Robust Controller Design for Flapping-Wing Micro Aerial Vehicles Based on a T-S Fuzzy Approach

This paper investigates a robust Takagi-Sugeno (T-S) fuzzy controller for flapping-wing micro aerial vehicles (FWMAVs) subject to actuator saturation, wingbeat-induced time-varying components, and external disturbances. To this end, we represent the longitudinal dynamics of FWMAVs with a T-S fuzzy model that captures linear time-varying parameters. Unlike the conventional altitude-attitude double-loop structure, this paper proposes an architecture specifically designed for underactuated FWMAVs, enabling the T-S fuzzy controller to simultaneously control vertical position and pitch angle.

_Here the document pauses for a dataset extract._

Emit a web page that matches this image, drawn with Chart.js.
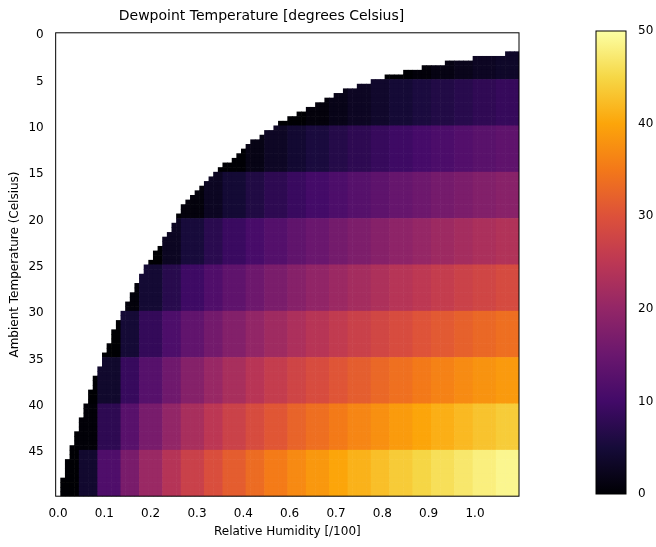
<!DOCTYPE html>
<html><head><meta charset="utf-8">
<script src="https://cdn.jsdelivr.net/npm/chart.js@4"></script>
<style>body{margin:0;background:#fff}#m{position:absolute;left:0;top:0}#c{position:absolute;left:540px;top:0}</style>
</head><body>
<canvas id="m" width="656" height="547"></canvas>
<canvas id="c" width="116" height="547"></canvas>
<script>
// Relative humidity tick labels at column indices 0,10,...,90
const xTickLabels = ["0.0","0.1","0.2","0.3","0.4","0.6","0.7","0.8","0.9","1.0"];
const yTickLabels = ["0","5","10","15","20","25","30","35","40","45"];
// Dewpoint readings: rows = temperature bands (10 grid rows each), cols = humidity bands of 0.05
const dew0 = [0,0,0,0,0,0,0,0,0,0,0,0,0,0,0,0,0,0.6,1.4,2.2,2.9,3.5];
const dew1 = [0,0,0,0,0,0,0,0,0,0,0,0,0.8,1.9,2.9,3.8,4.7,5.6,6.4,7.1,7.9,8.6];
const dew2 = [0,0,0,0,0,0,0,0,0.1,1.6,3.1,4.3,5.5,6.7,7.7,8.7,9.6,10.5,11.3,12.1,12.9,13.6];
const dew3 = [0,0,0,0,0,0,0.8,2.8,4.6,6.2,7.7,9.0,10.3,11.4,12.5,13.5,14.5,15.4,16.3,17.1,17.9,18.6];
const dew4 = [0,0,0,0,0,2.8,5.2,7.3,9.1,10.8,12.3,13.7,15.0,16.2,17.3,18.4,19.4,20.3,21.2,22.1,22.9,23.7];
const dew5 = [0,0,0,0.7,4.5,7.1,9.6,11.7,13.6,15.4,16.9,18.4,19.7,21.0,22.1,23.2,24.3,25.2,26.2,27.1,27.9,28.8];
const dew6 = [0,0,0,4.7,8.4,11.4,13.9,16.1,18.1,19.9,21.5,23.0,24.4,25.7,26.9,28.1,29.1,30.2,31.1,32.1,33.0,33.8];
const dew7 = [0,0,3.9,8.8,12.5,15.6,18.3,20.6,22.6,24.5,26.2,27.7,29.1,30.5,31.7,32.9,34.0,35.1,36.1,37.1,38.0,38.8];
const dew8 = [0,0.4,7.7,12.8,16.7,19.9,22.6,25.0,27.1,29.0,30.7,32.4,33.8,35.2,36.5,37.7,38.9,40.0,41.0,42.0,43.0,43.9];
const dew9 = [0,4.1,11.6,16.8,20.8,24.1,26.9,29.4,31.6,33.5,35.3,37.0,38.5,40.0,41.3,42.6,43.8,44.9,46.0,47.0,48.0,48.9];
const dewRows = [dew0,dew1,dew2,dew3,dew4,dew5,dew6,dew7,dew8,dew9];
// First column index with a value, per grid row (cells left of it are blank)
const firstCol = [100,100,100,100,97,90,84,79,75,71,68,65,62,60,58,56,54,52,50,48,47,45,44,42,41,40,39,38,36,35,34,33,32,31,30,29,28,27,27,26,26,25,25,24,23,23,22,21,21,20,19,19,18,18,17,17,16,16,15,15,14,14,13,13,12,12,12,11,11,10,10,10,9,9,8,8,8,7,7,7,6,6,6,5,5,5,4,4,4,3,3,3,2,2,2,2,1,1,1,1];
const colorbarTicks = [0,10,20,30,40,50];

const inferno = ["#000004","#160b39","#420a68","#6a176e","#932667","#bc3754","#dd513a","#f37819","#fca50a","#f6d746","#fcffa4"];
function hex(h){return [1,3,5].map(i=>parseInt(h.substr(i,2),16));}
const inf = inferno.map(hex);
function cmap(v){let t=Math.max(0,Math.min(1,v/50))*10;let i=Math.min(9,Math.floor(t));let f=t-i;
 const a=inf[i],b=inf[i+1];return `rgb(${a.map((x,k)=>Math.round(x+(b[k]-x)*f)).join(',')})`;}

Chart.defaults.font.family="DejaVu Sans";Chart.defaults.color="#000";
const NC=100,NR=100;
const cellPlugin={id:'cells',beforeDatasetsDraw(ch){
 const ctx=ch.ctx,xs=ch.scales.x,ys=ch.scales.y,a=ch.chartArea;
 ctx.save();ctx.beginPath();ctx.rect(a.left,a.top,a.right-a.left,a.bottom-a.top);ctx.clip();
 for(let r=0;r<NR;r++){const row=dewRows[Math.floor(r/10)];
  const y0=ys.getPixelForValue(r-0.5),y1=ys.getPixelForValue(r+0.5);
  for(let c=firstCol[r];c<NC;c++){
   const band=Math.min(row.length-1,Math.floor((c*1.1/99)/0.05+1e-9));
   const x0=xs.getPixelForValue(c-0.5),x1=xs.getPixelForValue(c+0.5);
   ctx.fillStyle=cmap(row[band]);ctx.fillRect(x0,Math.min(y0,y1),x1-x0+0.6,Math.abs(y1-y0)+0.6);}
 }
 ctx.restore();}};
const boxPlugin={id:'box',afterDraw(ch){const a=ch.chartArea,c=ch.ctx;c.save();c.strokeStyle="#000";c.lineWidth=1;c.strokeRect(a.left,a.top,a.right-a.left,a.bottom-a.top);c.restore();}};

new Chart(document.getElementById('m'),{type:'scatter',data:{datasets:[{data:[]}]},
 options:{responsive:false,animation:false,
  layout:{padding:{left:4,right:137,top:0,bottom:4}},
  plugins:{legend:{display:false},tooltip:{enabled:false},
   title:{display:true,text:"Dewpoint Temperature [degrees Celsius]",font:{size:14,weight:'normal'},padding:{top:8,bottom:8}}},
  scales:{
   x:{type:'linear',min:-0.5,max:99.5,grid:{display:false,drawTicks:true},border:{display:false},
    afterBuildTicks(s){s.ticks=xTickLabels.map((l,i)=>({value:i*10}));},
    ticks:{font:{size:12},padding:2,maxRotation:0,autoSkip:false,callback:(v,i)=>xTickLabels[i]},
    title:{display:true,text:"Relative Humidity [/100]",font:{size:12},padding:{top:2}}},
   y:{type:'linear',reverse:true,min:-0.5,max:99.5,grid:{display:false},border:{display:false},
    afterBuildTicks(s){s.ticks=yTickLabels.map((l,i)=>({value:i*10}));},
    ticks:{font:{size:12},padding:4,autoSkip:false,callback:(v,i)=>yTickLabels[i]},
    title:{display:true,text:"Ambient Temperature (Celsius)",font:{size:12},padding:{bottom:2}}}
  }},plugins:[cellPlugin,boxPlugin]});

const cbPlugin={id:'cb',beforeDatasetsDraw(ch){const a=ch.chartArea,c=ch.ctx,ys=ch.scales.y;
 const g=c.createLinearGradient(0,ys.getPixelForValue(0),0,ys.getPixelForValue(50));
 inferno.forEach((h,i)=>g.addColorStop(i/10,h));c.fillStyle=g;c.fillRect(a.left,a.top,a.right-a.left,a.bottom-a.top);
 c.strokeStyle="#000";c.lineWidth=1;c.strokeRect(a.left,a.top,a.right-a.left,a.bottom-a.top);}};
new Chart(document.getElementById('c'),{type:'scatter',data:{datasets:[{data:[]}]},
 options:{responsive:false,animation:false,layout:{padding:{left:56,right:0,top:31,bottom:53}},
  plugins:{legend:{display:false},tooltip:{enabled:false}},
  scales:{x:{display:false,min:0,max:1},
   y:{position:'right',min:0,max:50,grid:{display:false},border:{display:false},
    afterBuildTicks(s){s.ticks=colorbarTicks.map(v=>({value:v}));},
    ticks:{font:{size:12},padding:4},afterFit(s){s.width=30;}}}},plugins:[cbPlugin]});
</script></body></html>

Furthermore, building on the coupling among longitudinal dynamics and aerodynamic forces and moment, this paper develops a novel dynamic inversion scheme to map the T-S fuzzy control input to actuator commands. Then, by exploiting the mismatch between the current and subsequent fuzzy basis functions (FBFs), we introduce a relaxation that incorporates additional slack variables into the stabilization conditions, thereby enlarging the feasible set of the resulting linear matrix inequality (LMI) conditions. Finally, numerical comparisons and simulations on FWMAVs verify the reduced conservatism and effectiveness of the proposed method.*This dataset provides the MATLAB\/Simulink simulation files.